C’era una volta il giornalista sportivo…
-di Massimiliano Morelli-
Dimenticate il risultato, fingete noncuranza e soffermatevi ad ascoltare la cronaca di Beppe Barletti, giornalista sportivo che descrive il blitz del Cagliari nella Torino bianconera, roba di oltre mezzo secolo fa.
C’è ricerca di una terminologia semplice e diretta, il cronista non ha bisogno di alzare i toni quando la palla entra in rete, tanto meno quando un portiere si trasforma in saltimbanco e vola da un palo all’altro. Barletti descrive la partita in maniera elegante, seguendo il filo logico del match, inseguendo soprattutto la cronologia delle azioni. I calciatori vengono chiamati col loro nome, nessun soprannome né nomignolo viene affibbiato ai ventidue in campo, non esistono Papu, Conducador né Tucu, per cui Haller resta Haller, Riva è confermato Riva e Anastasi è sempre Anastasi.
E’ cambiato in peggio – e di molto – il modo di descrivere gli avvenimenti sportivi
L’esaltazione del telecronista oggi sfiora assurdità senza eguali, e se davanti al microfono non si esclama un paio di volte “pazzesco!” oppure “ma che gol ha fatto?”, pare che non si riesca a portare la pagnotta a casa.
Qualcuno potrà dire “mutano i tempi”, la qual cosa è tanto scontata e banale quanto vera. Ma questo non significa che si debba imbastardire una professione con la voce stridula per gridare, vagheggiando forse che se un gol viene urlato possa valere il doppio. Pensavo che gli strilloni (quei ragazzini che vendevano il giornale per le strade, nda) fossero finiti nel dimenticatoio alla fine degli anni Cinquanta, invece me li ritrovo davanti impomatati come un “gagà” ma finti come un orologio svizzero costruito in Cina. Il problema non è un problema, ma una somma di problemi.
Editori impuri puntano al fare “tutta tara”, per cui non esiste più controllo su quel che si descrive o si racconta né – cosa peggiore – si ascoltano le reali esigenze del telespettatore. Per quel che concerne il dio pallone a questo si aggiunga l’assurdo bisogno di aver affidato il microfono a ex calciatori, che invece di vivere di luce riflessa, nel dissertare filosofie astratte legate al football hanno cominciato a occupare postazioni nelle quali, generalmente, serve un minimo di preparazione linguistica, non certo solo calcistica. Fa sorridere il fatto che chi ha appeso le scarpette al chiodo, vista la tanta arguzia nel captare l’errore di chicchessia, abbia deciso di puntare il dito contro senza mettersi all’opera. Magari in panchina, per dimostrare che quella capacità di critica e quell’aria strafottente diventa perfezione nel momento gli si affidi una squadra di calcio. Macché, troppo facile fare i bastian contrari cercando l’ago nel pagliaio pure quando quell’ago non c’è.

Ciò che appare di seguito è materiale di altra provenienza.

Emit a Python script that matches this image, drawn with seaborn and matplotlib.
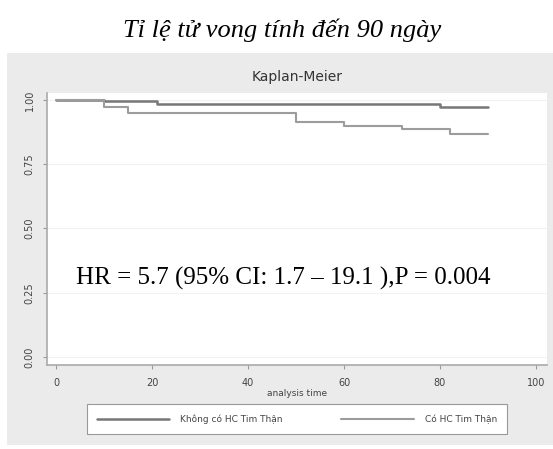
import pandas as pd
import numpy as np
import seaborn as sns
import matplotlib.pyplot as plt
from matplotlib.patches import Rectangle

# survival steps
t_khong = [0, 10, 21, 80, 90]
s_khong = [1.0, 0.994, 0.984, 0.974, 0.974]
t_co = [0, 10, 15, 50, 60, 72, 82, 90]
s_co = [1.0, 0.974, 0.948, 0.916, 0.899, 0.886, 0.868, 0.868]
groups = ['Không có HC Tim Thận', 'Có HC Tim Thận']
xticks = [0, 20, 40, 60, 80, 100]
yticks = [0.00, 0.25, 0.50, 0.75, 1.00]

data = pd.concat([
    pd.DataFrame({'time': t_khong, 'surv': s_khong, 'group': groups[0]}),
    pd.DataFrame({'time': t_co, 'surv': s_co, 'group': groups[1]}),
])

sns.set_style('white')
plt.rcParams['font.family'] = ['DejaVu Sans']

W, H = 553, 449
fig = plt.figure(figsize=(W / 100, H / 100), dpi=100)
fig.patch.set_facecolor('white')

# stata grey graph region
fig.patches.append(Rectangle((7 / W, 1 - 445 / H), 546 / W, (445 - 53) / H,
                             transform=fig.transFigure, facecolor='#ebebeb',
                             edgecolor='none', zorder=-5))

ax = fig.add_axes([47 / W, 1 - 365 / H, 500 / W, (365 - 93) / H])
ax.set_zorder(1)
ax.set_facecolor('white')

p = sns.lineplot(data=data, x='time', y='surv', hue='group', hue_order=groups,
                 palette=['#777777', '#9c9c9c'], drawstyle='steps-post',
                 ax=ax, legend=False)
p.lines[0].set_linewidth(1.8)
p.lines[1].set_linewidth(1.5)

ax.set_xlim(-1.9, 102.3)
ax.set_ylim(-0.031, 1.027)
ax.set_xticks(xticks)
ax.set_xticklabels([str(v) for v in xticks], fontsize=7, color='#444444')
ax.set_yticks(yticks)
ax.set_yticklabels(['%.2f' % v for v in yticks], fontsize=7, color='#444444',
                   rotation=90, va='center')
for yv in yticks:
    ax.axhline(yv, color='#f2f2f2', lw=0.8, zorder=0)
ax.tick_params(axis='both', length=3, width=0.8, color='#999999', pad=6,
               direction='out', bottom=True, left=True)
for s in ['top', 'right']:
    ax.spines[s].set_visible(False)
for s in ['left', 'bottom']:
    ax.spines[s].set_color('#aaaaaa')
    ax.spines[s].set_linewidth(1.2)
ax.set_xlabel('analysis time', fontsize=6.5, color='#444444', labelpad=1)
ax.set_ylabel('')

fig.text(297 / W, 1 - 77 / H, 'Kaplan-Meier', ha='center', va='center',
         fontsize=10, color='#333333')
fig.text(282 / W, 1 - 30 / H, 'Tỉ lệ tử vong tính đến 90 ngày', ha='center',
         va='center', fontsize=19, style='italic', family='Liberation Serif',
         color='black')
ax.text(76 / W, 1 - 278 / H, 'HR = 5.7 (95% CI: 1.7 – 19.1 ),P = 0.004',
        transform=fig.transFigure, ha='left', va='center', fontsize=18,
        family='Liberation Serif', color='black', zorder=5)

leg = fig.legend(p.lines[:2], groups, loc='center', ncol=2,
                 bbox_to_anchor=(297 / W, 1 - 419 / H), fontsize=6.5,
                 frameon=True, fancybox=False, handlelength=8,
                 columnspacing=6.5, borderpad=1.1, handletextpad=1.2)
leg.get_frame().set_edgecolor('#999999')
leg.get_frame().set_facecolor('white')
leg.get_frame().set_alpha(1)
leg.get_frame().set_linewidth(0.8)
for txt in leg.get_texts():
    txt.set_color('#444444')

fig.savefig('out.png', dpi=100)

Scavalco la prima analisi, che per molti apparirà qualunquista, e mi metto a osservare film, commedie e fiction dove viene interpretata la figura del giornalista. Non come ruolo principale, ma come “figurante”. Immaginatevi la classica istantanea del personaggio principale che si ritrova a rispondere alle domande della stampa.

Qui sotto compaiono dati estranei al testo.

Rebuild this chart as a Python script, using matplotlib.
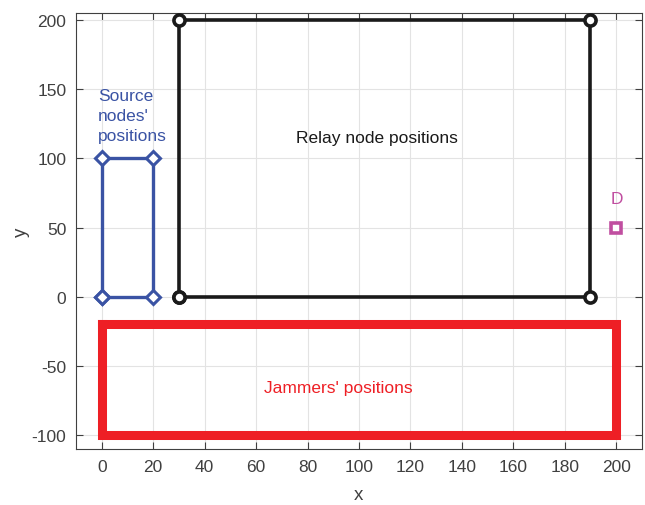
import numpy as np
import matplotlib.pyplot as plt

# Source nodes' positions (corners of rectangle)
src_x = [0, 0, 20, 20, 0]
src_y = [0, 100, 100, 0, 0]

# Relay node positions (corners)
relay_x = [30, 30, 190, 190, 30]
relay_y = [0, 200, 200, 0, 0]

# Jammers' positions (region)
jam_x = [0, 0, 200, 200, 0]
jam_y = [-20, -100, -100, -20, -20]

# Destination
dest_x = [200]
dest_y = [50]

xticks = list(range(0, 201, 20))
yticks = list(range(-100, 201, 50))

plt.rcParams['font.family'] = ['Liberation Sans', 'DejaVu Sans']
plt.rcParams['axes.unicode_minus'] = False

fig = plt.figure(figsize=(6.45, 5.06), dpi=100)
ax = fig.add_axes([0.118, 0.111, 0.877, 0.861])

blue = '#3a53a4'
red = '#ee1f25'
black = '#1a1a1a'
mag = '#c04ea0'

ax.plot(jam_x, jam_y, color=red, linewidth=6.5, solid_joinstyle='miter', zorder=3)
ax.plot(src_x, src_y, color=blue, linewidth=2.4, marker='D', markersize=7,
        markeredgewidth=2.2, markerfacecolor='white', zorder=4)
ax.plot(relay_x, relay_y, color=black, linewidth=2.6, marker='o', markersize=8,
        markeredgewidth=2.6, markerfacecolor='white', zorder=4)
ax.plot(dest_x, dest_y, color=mag, marker='s', markersize=7, markeredgewidth=2.6,
        markerfacecolor='white', linestyle='none', zorder=4)

ax.text(-1.5, 131, "Source\nnodes'\npositions", color=blue, fontsize=12.5,
        ha='left', va='center', linespacing=1.45)
ax.text(107, 115, 'Relay node positions', color=black, fontsize=12.5, ha='center', va='center')
ax.text(92, -66, "Jammers' positions", color=red, fontsize=12.5, ha='center', va='center')
ax.text(200.5, 71, 'D', color=mag, fontsize=12.5, ha='center', va='center')

ax.set_xlim(-10, 210)
ax.set_ylim(-110, 205)
ax.set_xticks(xticks)
ax.set_yticks(yticks)
ax.grid(True, color='#e3e3e3', linewidth=0.8)
ax.set_axisbelow(True)
ax.tick_params(direction='in', top=True, right=True, length=5, width=0.8,
               colors='#404040', labelsize=12.5, labelcolor='#404040', pad=7)
for s in ax.spines.values():
    s.set_color('#404040')
    s.set_linewidth(0.8)
ax.set_xlabel('x', fontsize=13.5, color='#404040', labelpad=9)
ax.set_ylabel('y', fontsize=13.5, color='#404040', labelpad=1)

fig.savefig('out.png', dpi=100)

Beh, nessuno si senta offeso se il giornalista viene rappresentato come il più inutile del set, qualsiasi domanda ponga si sente rispondere “no comment”, oppure l’interlocutore se ne va, offeso dall’intralcio di chi, seppure nel contesto di una pellicola, dovrebbe far conoscere al pubblico come sono andati i fatti. Per tacere di pellicole come “Rush” o “Bohemian Rapsody”, nel ambito delle quali le domande dei cronisti sono forzatamente mediocri, mentre esaltano inevitabilmente il personaggio principale della scena. Va tutto bene, le scelte dei registi sono votate all’Oscar, per cui se un redattore deve fare la figura barbina, la faccia pure.
Il problema è che nell’immaginario collettivo, quel cronista imbelle diventa “tutti i giornalisti”, senza lontanamente immaginare i sacrifici che si fanno per portare ogni giorno in redazione un articolo che sia degno di attenzione da parte del “capoccione” di turno. Perché il cronista inviato da qualche parte per raccontare un fatto, dopo aver combattuto con i traffichini dell’informazione, con i nani e le ballerine e con qualche raccomandato che vorrebbe indirizzare la notizia secondo la sua volontà alla fine si trova a scrivere un pezzo trovandosi fra incudine e martello. Col rischio che se quel pezzo infastidisce il “potente” di turno, salti pure il posto di lavoro. Mi fermo qui, consapevole che rimpiangere Beppe Viola non è reato.